Causal and intervention-based approaches

Causality-focused methods explicitly test whether correlations persist under interventions or across environments. Judea Pearl at the University of California Los Angeles developed frameworks for structural causal models that inform intervention tests and counterfactual reasoning. Techniques such as counterfactual data augmentation and controlled interventions create or simulate alternate data where suspected shortcut features are altered to see if model behavior changes, distinguishing true signal from spurious association. Invariant learning strategies that optimize for stable predictors across multiple domains aim to reduce exploitation of environment-specific artifacts.

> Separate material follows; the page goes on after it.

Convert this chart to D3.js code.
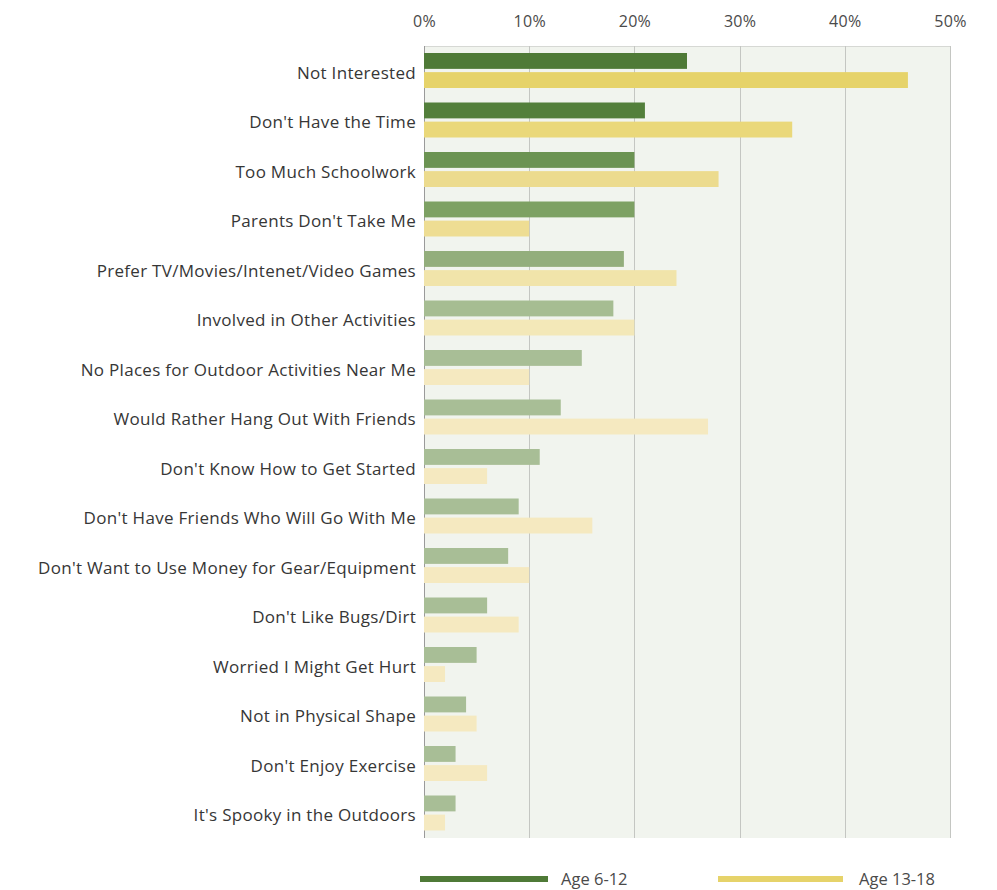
<!DOCTYPE html>
<html>
<head>
<meta charset="utf-8">
<script src="https://cdn.jsdelivr.net/npm/d3@7"></script>
<style>
  html, body { margin: 0; padding: 0; background: #ffffff; }
  svg { display: block; }
  text { font-family: "Open Sans", Lato, sans-serif; }
</style>
</head>
<body>
<svg id="chart" width="997" height="890"></svg>
<script>
// Reasons for not participating in outdoor activities, by age group (percent)
const categories = [
  "Not Interested",
  "Don't Have the Time",
  "Too Much Schoolwork",
  "Parents Don't Take Me",
  "Prefer TV/Movies/Intenet/Video Games",
  "Involved in Other Activities",
  "No Places for Outdoor Activities Near Me",
  "Would Rather Hang Out With Friends",
  "Don't Know How to Get Started",
  "Don't Have Friends Who Will Go With Me",
  "Don't Want to Use Money for Gear/Equipment",
  "Don't Like Bugs/Dirt",
  "Worried I Might Get Hurt",
  "Not in Physical Shape",
  "Don't Enjoy Exercise",
  "It's Spooky in the Outdoors"
];
const age6to12 = [25, 21, 20, 20, 19, 18, 15, 13, 11, 9, 8, 6, 5, 4, 3, 3];
const age13to18 = [46, 35, 28, 10, 24, 20, 10, 27, 6, 16, 10, 9, 2, 5, 6, 2];
const seriesNames = ["Age 6-12", "Age 13-18"];
const tickValues = [0, 10, 20, 30, 40, 50];

// Bar shades fade from the top rows downward
const greenShades = ["#4f7a37", "#537f3b", "#6b9352", "#7da163", "#93ae7c", "#a6bd92", "#a8be96"];
const yellowShades = ["#e6d36a", "#ead87a", "#ecdb8e", "#eedd93", "#f1e4aa", "#f3e8b8", "#f5e9c0"];
const legendColors = ["#4f7a37", "#e6d36a"];
const shade = (arr, i) => arr[Math.min(i, arr.length - 1)];

const svg = d3.select("#chart");
const margin = { left: 424, right: 47, top: 46, bottom: 52 };
const W = 997, H = 890;

const x = d3.scaleLinear().domain([0, 50]).range([margin.left, W - margin.right]);
const y = d3.scaleBand().domain(categories).range([margin.top, H - margin.bottom]).paddingInner(0).paddingOuter(0);
const sub = d3.scaleBand().domain(seriesNames).range([7, y.bandwidth() - 7.5]).paddingInner(0.17);

// plot background
svg.append("rect")
  .attr("x", x(0)).attr("y", margin.top)
  .attr("width", x(50) - x(0)).attr("height", y.range()[1] - margin.top)
  .attr("fill", "#f1f4ee");
svg.append("line")
  .attr("x1", x(0)).attr("x2", x(50))
  .attr("y1", margin.top + 0.5).attr("y2", margin.top + 0.5)
  .attr("stroke", "#d6d8d4").attr("stroke-width", 1);

// top axis with full-height grid lines
const axis = d3.axisTop(x).tickValues(tickValues).tickFormat(d => d + "%")
  .tickSize(0).tickPadding(19);
const gAxis = svg.append("g").attr("transform", `translate(0,${margin.top})`).call(axis);
gAxis.select(".domain").remove();
gAxis.selectAll("text")
  .attr("font-size", 16).attr("fill", "#4a4a4a")
  .attr("letter-spacing", 0.3)
  .attr("font-family", "'Open Sans', Lato, sans-serif");

svg.append("g").selectAll("line").data(tickValues).join("line")
  .attr("x1", d => Math.round(x(d)) + 0.5).attr("x2", d => Math.round(x(d)) + 0.5)
  .attr("y1", margin.top).attr("y2", y.range()[1])
  .attr("stroke", d => d === 0 ? "#9a9a9a" : "#c4c6c2").attr("stroke-width", 1);

// bars
const rows = svg.append("g").selectAll("g").data(categories).join("g")
  .attr("transform", d => `translate(0,${y(d)})`);

rows.append("rect")
  .attr("x", x(0))
  .attr("y", sub(seriesNames[0]))
  .attr("height", sub.bandwidth())
  .attr("width", (d, i) => x(age6to12[i]) - x(0))
  .attr("fill", (d, i) => shade(greenShades, i));

rows.append("rect")
  .attr("x", x(0))
  .attr("y", sub(seriesNames[1]))
  .attr("height", sub.bandwidth())
  .attr("width", (d, i) => x(age13to18[i]) - x(0))
  .attr("fill", (d, i) => shade(yellowShades, i));

// category labels
rows.append("text")
  .attr("x", x(0) - 8)
  .attr("y", y.bandwidth() / 2 + 2)
  .attr("dy", "0.35em")
  .attr("text-anchor", "end")
  .attr("font-size", 17)
  .attr("letter-spacing", 0.3)
  .attr("fill", "#363636")
  .text(d => d);

// legend
const legendX = [420, 718];
const legend = svg.append("g").selectAll("g").data(seriesNames).join("g")
  .attr("transform", (d, i) => `translate(${legendX[i]},879)`);
legend.append("line")
  .attr("x1", 0).attr("x2", (d, i) => i === 0 ? 128 : 125)
  .attr("y1", 0).attr("y2", 0)
  .attr("stroke", (d, i) => legendColors[i]).attr("stroke-width", 6);
legend.append("text")
  .attr("x", 141)
  .attr("y", 0).attr("dy", "0.35em")
  .attr("font-size", 16.5).attr("fill", "#4a4a4a")
  .text(d => d);
</script>
</body>
</html>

Practical detection combines these approaches with rigorous evaluation on geographically and culturally diverse datasets because spurious correlations often reflect territorial sampling biases. For example, image models trained predominantly on urban scenes may latch on to background textures that do not generalize to rural contexts, producing harms in real-world deployments. Environmental data also introduces domain-specific shortcuts where seasonal or sensor artifacts masquerade as meaningful signal.

Consequences of failing to detect spurious correlations include reduced reliability, unfair outcomes for underrepresented groups, and amplified environmental mispredictions. Effective pipelines therefore integrate attribution, influence analysis, causal testing, and targeted interventions, and they prioritize diverse, context-aware evaluation to surface and mitigate spurious model behavior. Careful documentation and collaboration with affected communities further improve trustworthiness and real-world robustness.